For me it feels that a reason not to help is because portraying what was done in a positive light, when you don’t agree with it, wouldn’t sit well with the ethics/morals of the agency. And I can understand that completely. As Mark says, the Stephen Covey quote “You can’t talk your way out of a problem you behaved your way into.” But that is not the job of the PR agency. They needed someone with expertise in managing reputations both inside and outside the organisation. That doesn’t mean they have to ‘spin’ anything and it doesn’t mean you have to paint it in a positive light. But listening to the initial statement made by Cambridge Analytica, it’s easy to see how some professional advice would have helped. And as Mark commented “is it the role of PR to act as an organisation’s ethical guardian?”

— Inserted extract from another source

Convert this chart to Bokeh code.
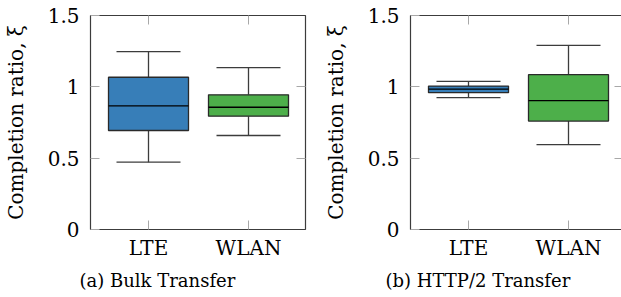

By refusing the help, there has been an implication that what we do is spin, and what we do is linked to publicists/publicity and for many PR agencies that isn’t the case. We don’t know why agencies declined to help – would the agencies have taken on the brief if they could have acted in the background and taken that advisory role? Some PR agencies will specialise in certain industries and some will specialise in the areas of public affairs, internal communication etc. For me, I help organisations be less chaotic through better communication – with any stakeholder. I don’t ‘spin’ anything and I don’t create content to distract from an issue. I help leaders with genuine communication challenges, and we work through what’s happened, why and how we will manage it. I’m not an expert in crisis communication, but if I was, I’d like to think I would have been able to help advise them how to manage the situation. After all, if we are professionals and we believe what we do is a skill then we should use it to help others.